The classes also help students who are English language learners, since there is so much repetition of language. Hallberg remembered one student, a young boy from Thailand who knew little English and never spoke—in violin class or any other class. During violin lessons, she had the students do singing repetitions, and he never sang.

violins“Then there was the day that he finally sang and said the words, and the whole class got so excited and said, ‘He spoke English!’” Hallberg remembered. “They’re high-fiving him and each other, and when their teacher came they all said, ‘Chad finally spoke! I never saw something where the whole group was just so excited for this child, and then I realized 5-year-olds don’t see a difference.”

This program ends at second grade, but some students have continued. Hallberg said students who rented a violin would get two free lessons from the NAU Community Music and Dance Academy, and she worked with students who were interested in continuing on after second grade but couldn’t afford the regular rates.

“If they’re really interested, Kylie and I try to find some way to make it work because I really don’t want someone not to take lessons just because of money,” she said.
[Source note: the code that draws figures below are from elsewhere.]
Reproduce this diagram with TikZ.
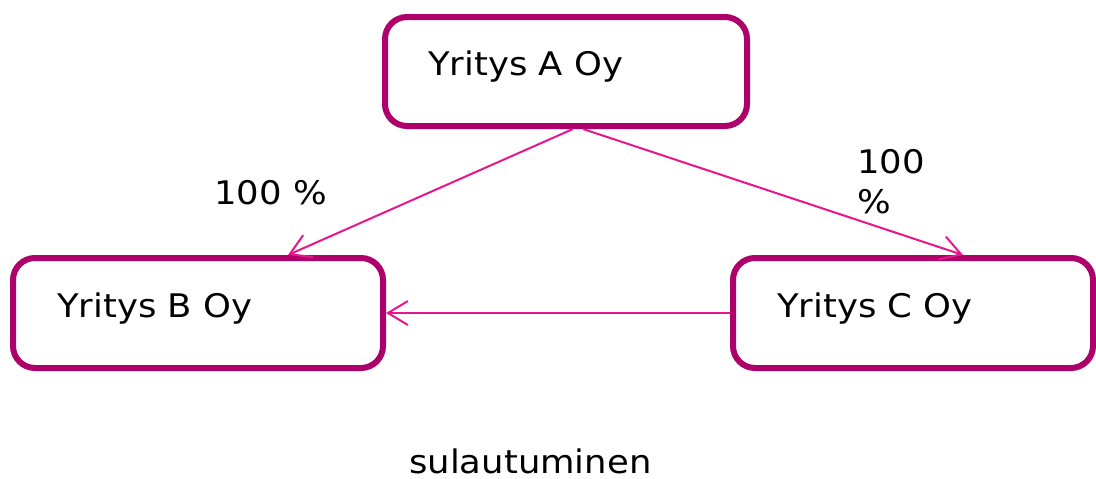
\documentclass[tikz,border=0pt]{standalone}
\usepackage{fontspec}
\setmainfont{DejaVu Sans}[FakeStretch=1.09]
\usetikzlibrary{arrows.meta,calc}
\definecolor{boxborder}{RGB}{174,0,106}
\definecolor{arrowpink}{RGB}{232,22,140}
\tikzset{
  firm/.style={draw=boxborder, line width=6pt, rounded corners=22pt, fill=white, inner sep=0pt},
  lbl/.style={anchor=base west, inner sep=0pt, font=\fontsize{32.5}{40}\selectfont, text=black},
  link/.style={draw=arrowpink, line width=2pt, -{Straight Barb[length=20pt,width=24pt,line width=2pt]}}
}
\begin{document}
\begin{tikzpicture}[x=1pt,y=-1pt]
\useasboundingbox (0,0) rectangle (1096,479);
\node[firm, minimum width=362pt, minimum height=109pt] (A) at (566,71.5) {};
\node[firm, minimum width=370pt, minimum height=110pt] (B) at (198,313) {};
\node[firm, minimum width=360pt, minimum height=110pt] (C) at (913,313) {};
\node[lbl] (tA) at (428,75) {Yritys A Oy};
\node[lbl] (tB) at (57,317) {Yritys B Oy};
\node[lbl] (tC) at (777,317) {Yritys C Oy};
\node[lbl] (p1) at (214,204) {100 \%};
\node[lbl] (p2) at (857,173) {100};
\node[lbl] (p3) at (857,213) {\%};
\node[lbl] (s) at (409,473) {sulautuminen};
\draw[link] ([xshift=7pt]A.south) -- ([xshift=90pt]B.north);
\draw[link] ([xshift=17pt]A.south) -- ([xshift=50pt]C.north);
\draw[link] (C.west) -- (B.east);
\end{tikzpicture}
\end{document}
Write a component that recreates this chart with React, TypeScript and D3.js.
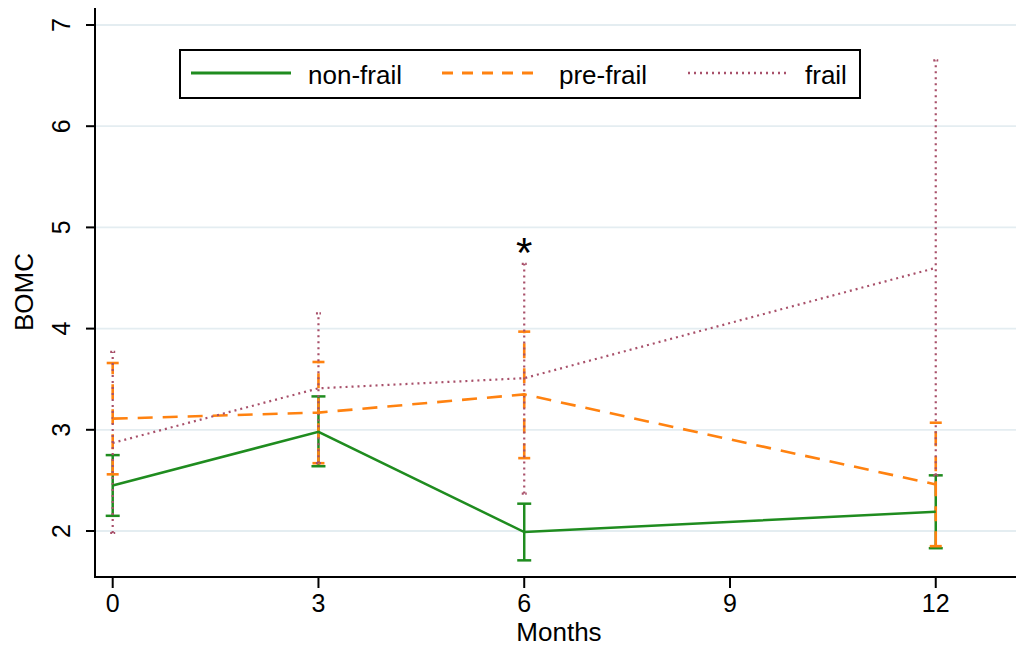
import React from 'react';
import * as d3 from 'd3';

const months = [0, 3, 6, 12];
const xTicks = [0, 3, 6, 9, 12];
const yTicks = [2, 3, 4, 5, 6, 7];

const nonFrailMean = [2.45, 2.98, 1.99, 2.19];
const nonFrailLo = [2.15, 2.64, 1.71, 1.83];
const nonFrailHi = [2.75, 3.33, 2.27, 2.55];

const preFrailMean = [3.11, 3.17, 3.35, 2.46];
const preFrailLo = [2.56, 2.67, 2.72, 1.85];
const preFrailHi = [3.66, 3.67, 3.97, 3.07];

const frailMean = [2.87, 3.41, 3.51, 4.6];
const frailLo = [1.98, 2.67, 2.37, 2.55];
const frailHi = [3.77, 4.15, 4.64, 6.65];

// significance marker at month 6
const starMonth = 6;

const width = 1016;
const height = 652;
const FONT = '"Liberation Sans", Arial, sans-serif';

const series = [
  { name: 'non-frail', mean: nonFrailMean, lo: nonFrailLo, hi: nonFrailHi, color: '#1f8c1f', dash: null, legendDash: null, width: 2.5, cap: 14 },
  { name: 'pre-frail', mean: preFrailMean, lo: preFrailLo, hi: preFrailHi, color: '#ff8210', dash: '15 10', legendDash: '11 9', width: 2.6, cap: 12 },
  { name: 'frail', mean: frailMean, lo: frailLo, hi: frailHi, color: '#a8506a', dash: '2 4', legendDash: '2 4', width: 2.2, cap: 5 },
];

const App = () => {
  const x = d3.scaleLinear().domain([-0.258, 13.17]).range([95, 1016]);
  const y = d3.scaleLinear().domain([2, 7]).range([531, 25]);
  const plotTop = 8;
  const plotBottom = 577;

  const line = d3
    .line<number>()
    .x((_, i) => x(months[i]))
    .y((d) => y(d));

  const legendItems = [
    { lx: 191, tx: 308 },
    { lx: 442, tx: 559 },
    { lx: 688, tx: 805 },
  ];

  return (
    <>
      <style>{'body{margin:0}'}</style>
      <svg width={width} height={height} style={{ display: 'block', background: '#fff' }} fontFamily={FONT}>
        {/* grid */}
        {yTicks.map((t) => (
          <line key={'g' + t} x1={96} x2={1016} y1={y(t)} y2={y(t)} stroke="#e4edf1" strokeWidth={1.8} />
        ))}

        {/* error bars */}
        {series.map((s) =>
          months.map((m, i) => (
            <g key={s.name + m} stroke={s.color} strokeWidth={s.width} fill="none">
              <line x1={x(m)} x2={x(m)} y1={y(s.lo[i])} y2={y(s.hi[i])} strokeDasharray={s.dash || undefined} />
              <line x1={x(m) - s.cap / 2} x2={x(m) + s.cap / 2} y1={y(s.lo[i])} y2={y(s.lo[i])} strokeDasharray={s.name === 'frail' ? '2 1.5' : undefined} />
              <line x1={x(m) - s.cap / 2} x2={x(m) + s.cap / 2} y1={y(s.hi[i])} y2={y(s.hi[i])} strokeDasharray={s.name === 'frail' ? '2 1.5' : undefined} />
            </g>
          ))
        )}

        {/* mean lines */}
        {series.map((s) => (
          <path key={'l' + s.name} d={line(s.mean) || ''} fill="none" stroke={s.color} strokeWidth={s.width} strokeDasharray={s.dash || undefined} />
        ))}

        {/* asterisk */}
        <text x={x(starMonth)} y={267} fontSize={42} textAnchor="middle" fill="#000">*</text>

        {/* axes */}
        <line x1={95} x2={95} y1={plotTop} y2={plotBottom + 1} stroke="#000" strokeWidth={2} />
        <line x1={94} x2={1016} y1={plotBottom} y2={plotBottom} stroke="#000" strokeWidth={2} />
        {yTicks.map((t) => (
          <g key={'y' + t}>
            <line x1={86} x2={95} y1={y(t)} y2={y(t)} stroke="#000" strokeWidth={2} />
            <text transform={`translate(70,${y(t)}) rotate(-90)`} textAnchor="middle" fontSize={25} fill="#000">{t}</text>
          </g>
        ))}
        {xTicks.map((t) => (
          <g key={'x' + t}>
            <line x1={x(t)} x2={x(t)} y1={plotBottom} y2={plotBottom + 11} stroke="#000" strokeWidth={2} />
            <text x={x(t)} y={612} textAnchor="middle" fontSize={25} fill="#000">{t}</text>
          </g>
        ))}
        <text x={559} y={641} textAnchor="middle" fontSize={26} fill="#000">Months</text>
        <text transform="translate(33,292) rotate(-90)" textAnchor="middle" fontSize={26} fill="#000">BOMC</text>

        {/* legend */}
        <rect x={180} y={50} width={680} height={48} fill="#fff" stroke="#000" strokeWidth={2} />
        {series.map((s, i) => (
          <g key={'lg' + s.name}>
            <line x1={legendItems[i].lx} x2={legendItems[i].lx + 100} y1={73} y2={73} stroke={s.color} strokeWidth={s.width + 0.4} strokeDasharray={s.legendDash || undefined} />
            <text x={legendItems[i].tx} y={84} fontSize={26} fill="#000">{s.name}</text>
          </g>
        ))}
      </svg>
    </>
  );
};

export default App;
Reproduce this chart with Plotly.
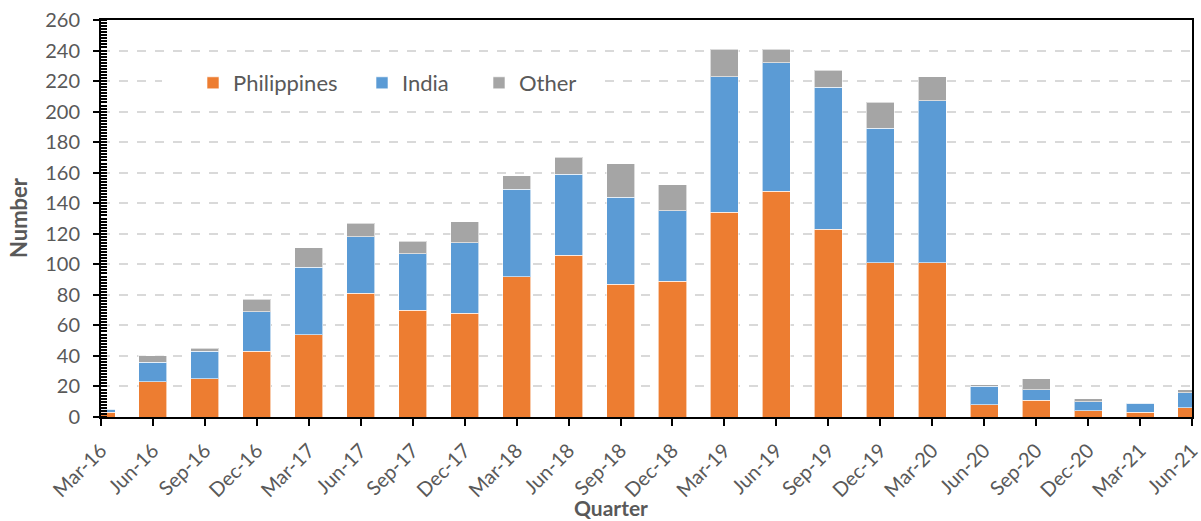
import plotly.graph_objects as go

quarters = ["Mar-16", "Jun-16", "Sep-16", "Dec-16", "Mar-17", "Jun-17", "Sep-17", "Dec-17",
            "Mar-18", "Jun-18", "Sep-18", "Dec-18", "Mar-19", "Jun-19", "Sep-19", "Dec-19",
            "Mar-20", "Jun-20", "Sep-20", "Dec-20", "Mar-21", "Jun-21"]
philippines = [3, 23, 25, 43, 54, 81, 70, 68, 92, 106, 87, 89, 134, 148, 123, 101, 101, 8, 11, 4, 3, 6]
india = [2, 13, 18, 26, 44, 37, 37, 46, 57, 53, 57, 46, 89, 84, 93, 88, 106, 12, 7, 6, 6, 10]
other = [0, 4, 2, 8, 13, 9, 8, 14, 9, 11, 22, 17, 18, 9, 11, 17, 16, 1, 7, 2, 0, 2]

xpos = list(range(len(quarters)))
font_family = "Lato, Open Sans, sans-serif"
gray_txt = "#595959"

# plot area in pixels
L, R, T, B = 101, 1192, 20, 417
PW, PH = R - L, B - T

series = [("Philippines", philippines, "#ED7D31", "legend", 193),
          ("India", india, "#5B9BD5", "legend2", 362),
          ("Other", other, "#A5A5A5", "legend3", 479)]

fig = go.Figure()
for name, vals, col, lg, _ in series:
    fig.add_trace(go.Bar(x=xpos, y=vals, name=name, width=0.54, legend=lg, showlegend=True,
                         marker=dict(color=col, line=dict(color="rgba(255,255,255,0.6)", width=1))))

legend_common = dict(orientation="h", y=(B - 83) / PH, xanchor="left", yanchor="middle",
                     bgcolor="rgba(0,0,0,0)", font=dict(size=22, color=gray_txt), itemwidth=30,
                     visible=True)
layout_legends = {}
for name, vals, col, lg, px in series:
    layout_legends[lg] = dict(legend_common, x=(px - L) / PW)

fig.update_layout(
    barmode="stack",
    showlegend=True,
    width=1201, height=521,
    margin=dict(l=L, r=1201 - R, t=T, b=521 - B),
    plot_bgcolor="white", paper_bgcolor="white",
    font=dict(family=font_family, size=20, color=gray_txt),
    xaxis=dict(range=[-1e-4, 21 + 1e-4], tickmode="array", tickvals=xpos, ticktext=quarters,
               tickangle=-45, ticks="outside", ticklen=7, tickwidth=2, tickcolor="black",
               tickfont=dict(size=20), ticklabeloverflow="allow", ticklabelstandoff=5,
               showline=True, linecolor="black", linewidth=2, mirror=True,
               showgrid=False, zeroline=False, automargin=False),
    yaxis=dict(range=[0, 260], tickmode="linear", tick0=0, dtick=20,
               ticks="outside", ticklen=6, tickwidth=2, tickcolor="black",
               tickfont=dict(size=20), ticklabelstandoff=9,
               showline=True, linecolor="black", linewidth=2, mirror=True,
               showgrid=True, gridcolor="#D9D9D9", griddash="dash", gridwidth=1.5,
               zeroline=False, automargin=False,
               minor=dict(dtick=2, ticks="inside", ticklen=6, tickwidth=1.5, tickcolor="black", showgrid=False)),
    shapes=[dict(type="rect", xref="paper", yref="paper", layer="above",
                 x0=(162 - L) / PW, x1=(605 - L) / PW, y0=(B - 96) / PH, y1=(B - 70) / PH,
                 fillcolor="white", line=dict(width=0))],
    annotations=[
        dict(text="<b>Quarter</b>", xref="paper", yref="paper", x=(611 - L) / PW, y=-(507 - B) / PH,
             xanchor="center", yanchor="middle", showarrow=False, font=dict(size=21, color=gray_txt)),
        dict(text="<b>Number</b>", xref="paper", yref="paper", x=-(L - 19) / PW, y=(B - 218) / PH,
             xanchor="center", yanchor="middle", textangle=-90, showarrow=False,
             font=dict(size=22, color=gray_txt)),
    ],
    **layout_legends,
)

fig.write_html("out.html")
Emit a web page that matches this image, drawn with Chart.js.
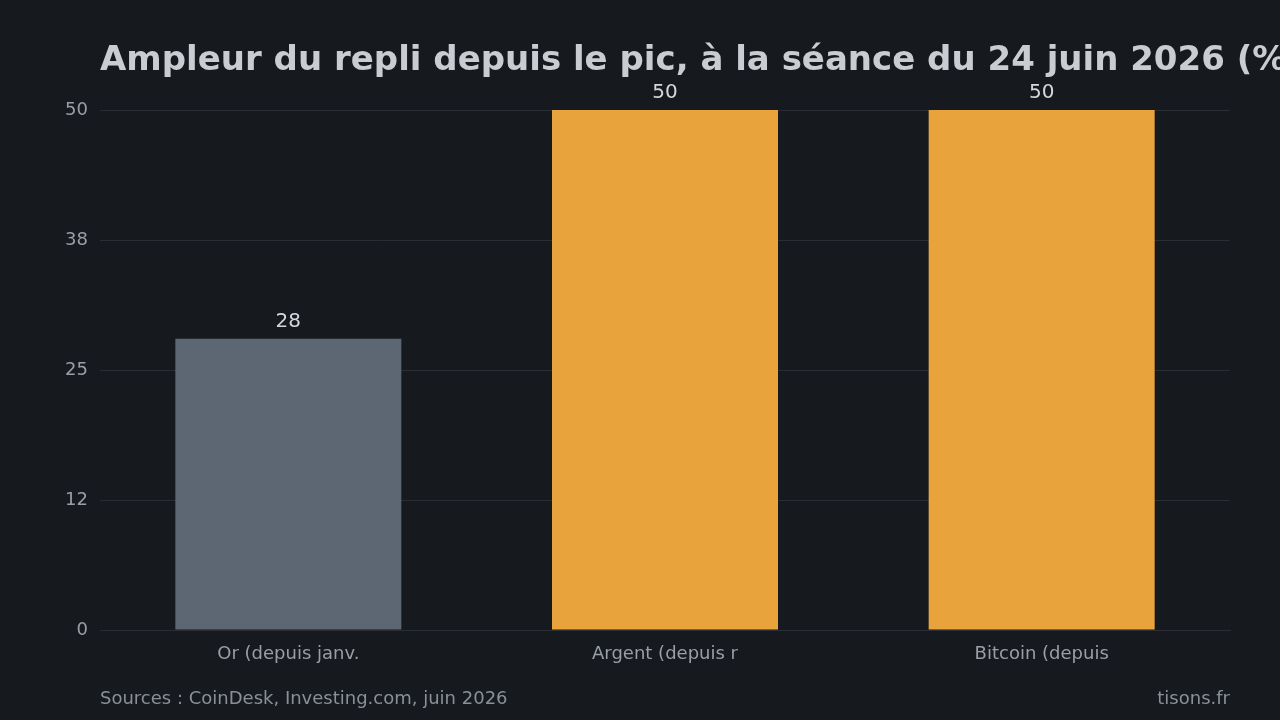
<!DOCTYPE html>
<html><head><meta charset="utf-8">
<script src="https://cdn.jsdelivr.net/npm/chart.js@4"></script>
<style>
html,body{margin:0;padding:0;background:#16191e;}
#wrap{width:1280px;height:720px;position:relative;overflow:hidden;}
canvas{display:block;}
</style></head>
<body><div id="wrap"><canvas id="c" width="1280" height="720"></canvas></div>
<script>
const categories = ['Or (depuis janv.', 'Argent (depuis r', 'Bitcoin (depuis'];
const values = [28, 50, 50];
const barColors = ['#5c6773', '#e8a33d', '#e8a33d'];
const yTickLabels = ['0', '12', '25', '38', '50'];
const titleText = 'Ampleur du repli depuis le pic, à la séance du 24 juin 2026 (%)';
const sourceText = 'Sources : CoinDesk, Investing.com, juin 2026';
const brandText = 'tisons.fr';

const FONT = '"DejaVu Sans", sans-serif';

const decor = {
  id: 'decor',
  beforeDraw(chart) {
    const ctx = chart.ctx;
    ctx.save();
    ctx.fillStyle = '#16191e';
    ctx.fillRect(0, 0, chart.width, chart.height);
    ctx.restore();
  },
  afterDraw(chart) {
    const ctx = chart.ctx;
    ctx.save();
    ctx.fillStyle = '#c9ccd1';
    ctx.font = 'bold 34px ' + FONT;
    ctx.textAlign = 'left';
    ctx.textBaseline = 'alphabetic';
    ctx.fillText(titleText, 100, 70);

    ctx.fillStyle = '#8b9098';
    ctx.font = '18px ' + FONT;
    ctx.fillText(sourceText, 100, 704);
    ctx.textAlign = 'right';
    ctx.fillText(brandText, 1230, 704);

    const meta = chart.getDatasetMeta(0);
    ctx.fillStyle = '#d4d7dc';
    ctx.font = '20px ' + FONT;
    ctx.textAlign = 'center';
    ctx.textBaseline = 'alphabetic';
    meta.data.forEach((bar, i) => {
      ctx.fillText(String(values[i]), bar.x, bar.y - 12);
    });
    ctx.restore();
  }
};

new Chart(document.getElementById('c'), {
  type: 'bar',
  data: {
    labels: categories,
    datasets: [{
      data: values,
      backgroundColor: barColors,
      borderWidth: 0,
      categoryPercentage: 1.0,
      barPercentage: 0.6
    }]
  },
  options: {
    responsive: false,
    animation: false,
    devicePixelRatio: 1,
    layout: { padding: { left: 0, right: 50, top: 110, bottom: 40 } },
    plugins: { legend: { display: false }, tooltip: { enabled: false }, title: { display: false } },
    scales: {
      x: {
        grid: { display: false, drawTicks: false },
        border: { display: true, color: '#2a2d33' },
        ticks: { color: '#9a9fa6', font: { family: FONT, size: 18 }, padding: 14, maxRotation: 0, autoSkip: false },
        afterFit(s) { s.height = 50; }
      },
      y: {
        min: 0, max: 50,
        ticks: {
          stepSize: 12.5,
          color: '#9a9fa6',
          font: { family: FONT, size: 18 },
          padding: 12,
          callback: (v, i) => yTickLabels[i]
        },
        grid: { color: '#2a2d33', drawTicks: false },
        border: { display: false },
        afterFit(s) { s.width = 100; }
      }
    }
  },
  plugins: [decor]
});
</script></body></html>
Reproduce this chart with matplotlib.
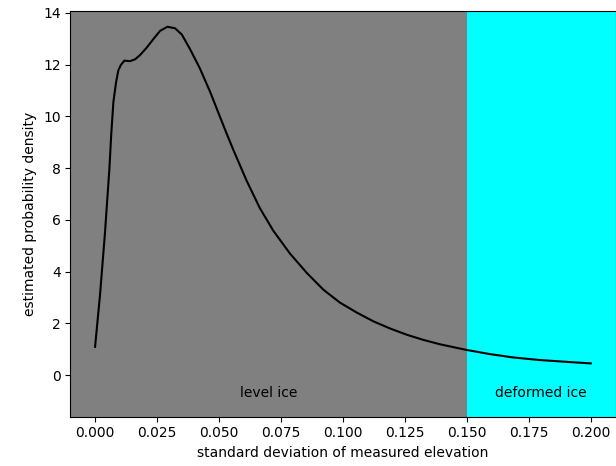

Most of the students don’t continue, at least not long-term, though they remember their music lessons; Hallberg occasionally meets an excited young person in the grocery store who took these violin lessons. A few students have actually become violinists, attending music camps, playing in school orchestras and taking regular lessons.

“To me it’s sort of like any new thing: if you want someone to get to know music and art, you’ve got to have them experience it, and the younger the better,” she said. “There’s a lot of research showing that kids’ academic success is very much shaped by their kindergarten teacher. That kindergarten experience has a lot to do with things.”

The concert, which is free and open to the public, takes place at noon Thursday at Heritage Square, 111 W. Birch Ave in downtown Flagstaff.